Zum internationalen Tag gegen Homophobie im Mai hisste dafür die Marienkirche von ihrem Turm die Fahne. Lochner denunzierte das auf Facebook als „billige politische Einmischung“ einer „Staatskirche“ und zog einen Vergleich mit den Hakenkreuzfahnen der Nazizeit. Vor einem Jahr wurden bereits zwei Regenbogenfahnen vor dem Rathaus gestohlen.

Auch auf dem Dresdner Altmarkt wurde bei einer Demonstration der „Blauen Welle“ in der Vorwoche eine Regenbogenfahne zerrissen und angezündet. Beteiligt waren Jürgen Elsässer, Herausgeber des rechtsextremen Compact-Magazins, und der frühere AfD-Landesvorsitzende von Sachsen-Anhalt André Poggenburg.

Queer, bunt und schrill

Am Wochenende führte zwar auch die Werbung eines Hape Kerkeling nicht zur bereits euphorisch angekündigten Reisewelle von 20.000 Unterstützern nach Pirna. Das wäre die Hälfte der Einwohnerzahl der Stadt am Tor zur Sächsischen Schweiz gewesen. Die Polizei schrieb offiziell von 1.200 Teilnehmern, wobei deren Zahl im Absperrbereich rund um den Markt schwer zu schätzen war. Unter diesen fanden sich neben den queer, bunt und schrill Kostümierten aber auch erstaunlich viele gutbürgerliche Pirnaer jeden Alters, die wie eine ältere Dame „einen solchen Aufzug unbedingt mal erlebt haben“ wollten. Und unter den zahlreichen Ständen waren nicht nur die einschlägigen Vereine und Parteien zu entdecken, sondern auch Firmen und Geldinstitute.

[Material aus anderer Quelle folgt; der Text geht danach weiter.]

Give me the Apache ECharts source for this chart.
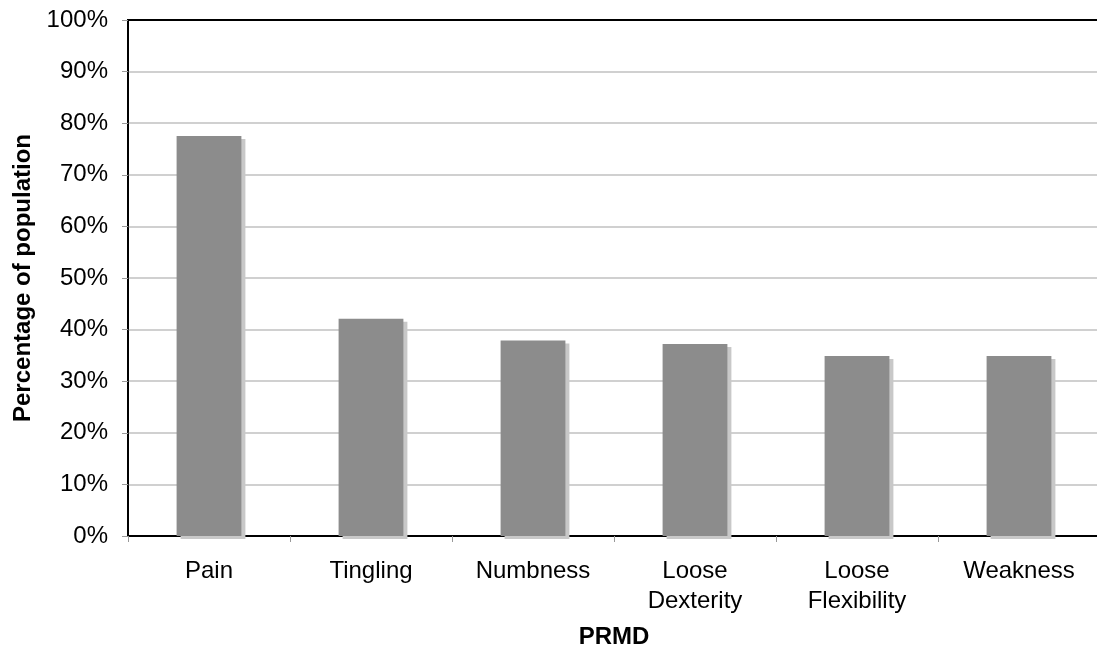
<!DOCTYPE html>
<html>
<head>
<meta charset="utf-8">
<script src="https://cdn.jsdelivr.net/npm/echarts@6/dist/echarts.min.js"></script>
<style>
  html, body { margin: 0; padding: 0; background: #fff; }
  #main { width: 1097px; height: 655px; }
</style>
</head>
<body>
<div id="main"></div>
<script>
// categories and values
const categories = ['Pain', 'Tingling', 'Numbness', 'Loose\nDexterity', 'Loose\nFlexibility', 'Weakness']
const prmdValues = [77.5, 42.1, 37.9, 37.2, 34.9, 34.9]

const chart = echarts.init(document.getElementById('main'))

const option = {
  animation: false,
  textStyle: { fontFamily: 'Liberation Sans, Arial, sans-serif' },
  grid: {
    left: 128,
    top: 20,
    width: 972,
    height: 516,
    outerBoundsMode: 'none',
    containLabel: false,
    show: true,
    borderColor: '#000',
    borderWidth: 2,
    backgroundColor: 'transparent'
  },
  xAxis: {
    type: 'category',
    data: categories,
    name: 'PRMD',
    nameLocation: 'middle',
    nameGap: 89,
    nameTextStyle: { fontSize: 24, fontWeight: 'bold', color: '#000' },
    axisLine: { lineStyle: { color: '#000', width: 2 } },
    axisTick: { show: true, length: 6, lineStyle: { color: '#999' } },
    axisLabel: { color: '#000', fontSize: 24, lineHeight: 30, margin: 20, interval: 0 }
  },
  yAxis: {
    type: 'value',
    min: 0,
    max: 100,
    interval: 10,
    name: 'Percentage of population',
    nameLocation: 'middle',
    nameGap: 92,
    nameTextStyle: { fontSize: 24, fontWeight: 'bold', color: '#000' },
    axisLine: { show: true, lineStyle: { color: '#000', width: 1.5 } },
    axisTick: { show: true, length: 6, lineStyle: { color: '#999' } },
    axisLabel: { color: '#000', fontSize: 24, margin: 20, formatter: '{value}%' },
    splitLine: { showMaxLine: false, lineStyle: { color: '#c0c0c0', width: 1.5 } }
  },
  series: [
    {
      type: 'bar',
      data: prmdValues,
      barWidth: '40%',
      itemStyle: {
        color: '#8c8c8c',
        shadowColor: '#c8c8c8',
        shadowOffsetX: 4,
        shadowOffsetY: 3,
        shadowBlur: 0
      }
    }
  ]
}

chart.setOption(option)
</script>
</body>
</html>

Auf der Bühne bestimmten die beiden Mo­de­ra­to­r*in­nen Brigitte und Mataina das Flair. Die aus Köln mit einem Gefolge von etwa 20 jungen Leuten angereiste Dragqueen Meryl Deep hatte einen großen Auftritt. Leidenschaftlich trat auch der Queer-Beauftragte der Bundesregierung und Grünen-Bundestagsabgeordnete Sven Lehmann auf. „Das ist eine Demo für Demokratie, keine Veranstaltung für die Sonderrechte einer kleinen Minderheit“, stellte er klar. In den zahlreichen Talks war viel von Selbstfindung und vor allem Selbstbehauptung gegen zunehmende Attacken die Rede.

Das tat einer entkrampften, ja ausgelassenen Stimmung in der Pirnaer Innenstadt keinen Abbruch. Über den zahlreichen Regenbögen schwebte der vom Turm der Marienkirche. Ein krasser Kontrast zum parallel in Dresden eröffneten Landtagswahlkampf der AfD, auf dem neben Hassparolen auch wieder vom „Jagen“ die Rede war.

Der AfD-nahe OB Tim Lochner hatte im Vorfeld lediglich seinen Büroleiter erklären lassen, dass er die psychologische Beratung des Pirnaer CSD-Vereins zwar schätze, „knallbunte Partys in einer touristisch geprägten Stadt“ aber als hinderlich erachte. Anfang Juni hatten Schüler des Schiller-Gymnasiums gegen seine Einladung zum Schulfest in einem offenen Brief protestiert. „Er macht sonst überhaupt nichts, weder dafür noch dagegen“, kommentierte Alt-Oberbürgermeister Hanke im Gespräch die ersten Amtsmonate seines Nachfolgers.